I avoided MCP from day one. No schema overhead, no token tax. The agent called my GraphQL API directly with a behavior spec and good documentation. I assumed that was enough: clear docs, correct architecture, let the agent figure it out.

It wasn't. The moment that changed my thinking: watching the agent burn 1,500 tokens on a single upload because it kept guessing JSON field formats wrong, reading docs across multiple pages, and retrying. I fixed the docs. The problem resurfaced on different fields. I fixed those too. It kept coming back. CLI wasn't a nice-to-have. It was the only thing that actually stopped the bleeding. And it was only the first of three iterations before I stumbled into the most interesting one: letting the server talk directly to the agent.
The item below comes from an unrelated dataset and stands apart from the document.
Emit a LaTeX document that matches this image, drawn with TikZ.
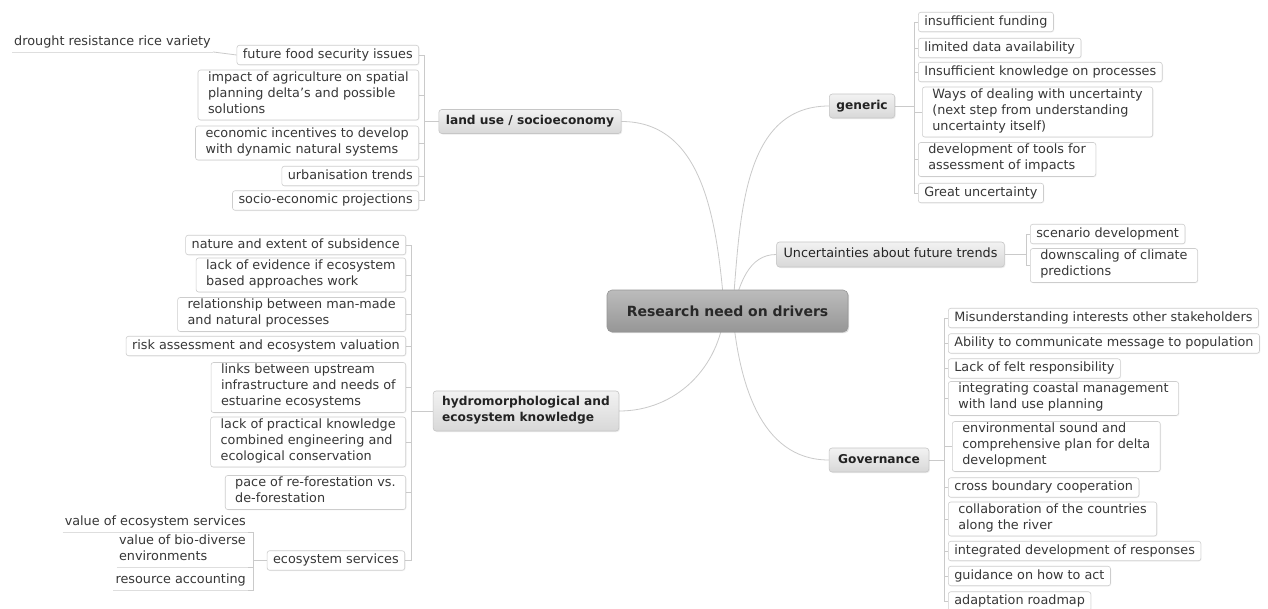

Iteration 1: Avoiding MCP from day one

The MCP context tax is well-documented at this point, so I won't belabor it. My API surface covers 34 commands. As MCP tools, that's 34 schemas × ~180 tokens = ~6,120 tokens of constant overhead in every conversation turn, regardless of whether the agent uses them.

I understood this from first principles and chose a different path: a SKILL.md behavior spec + direct GraphQL API calls. No registered tools, no schema overhead. The agent reads the behavior spec once when the skill is invoked, then calls the API via curl.